Here is a sample session that showcases large stack allocation issues:
$ cat main.c
#include <alloca.h>
#include <string.h>
int main(int argc, char**argv) {
  char buffer[5000];
  strcpy(buffer, argv[0]);
  char* dynbuffer = alloca(argc * 1000);
  strcpy(dynbuffer, argv[0]);
  return buffer[argc] + dynbuffer[argc];
}
$ gcc main.c -o main
$ LD_PRELOAD=./libstack_clash_tracer.so ./main 1
[sct][error] stack allocation is too big (5024)
$ LD_PRELOAD=./libstack_clash_tracer.so ./main 1 2 3 4 5
[sct][error] stack allocation is too big (5024)
[sct][error] stack allocation is too big (6016)
The same code, compiled with -fstack-clash-protection, is safer (apart from
the stupid use of strcpy, that is)
$ gcc main.c -fstack-clash-protection -o main
$ LD_PRELOAD=./libstack_clash_tracer.so ./main 1
$ LD_PRELOAD=./libstack_clash_tracer.so ./main 1 2 3 4 5
Small bonus of this compiler-independent approach: we can verify both GCC and
Clang implementation :-)
$ clang main.c -fstack-clash-protection -o main
$ LD_PRELOAD=./libstack_clash_tracer.so ./main 1
$ LD_PRELOAD=./libstack_clash_tracer.so ./main 1 2 3 4 5
To come back on the Firefox test case, before we landed the change, we could see:
$ LD_PRELOAD=./libstack_clash_tracer.so firefox-bin
[sct][error] stack allocation is too big (4168)

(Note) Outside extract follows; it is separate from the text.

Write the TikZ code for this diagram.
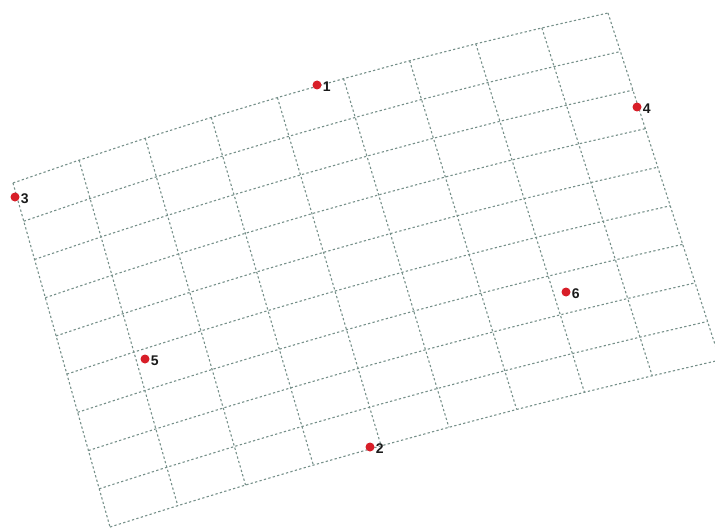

Once Firefox nightly shipped with stack clash protection, this warning disappears.
Conclusion
Aside from the technical aspects of the countermeasure, it is interesting to note that its Clang implementation was derived from the GCC implementation, but led to an issue being reported in the GCC codebase. The Clang-generated code got validated by Firefox People, tested by Rust people who reported several bugs, some impacting both Clang and GCC implementation, the circle is complete!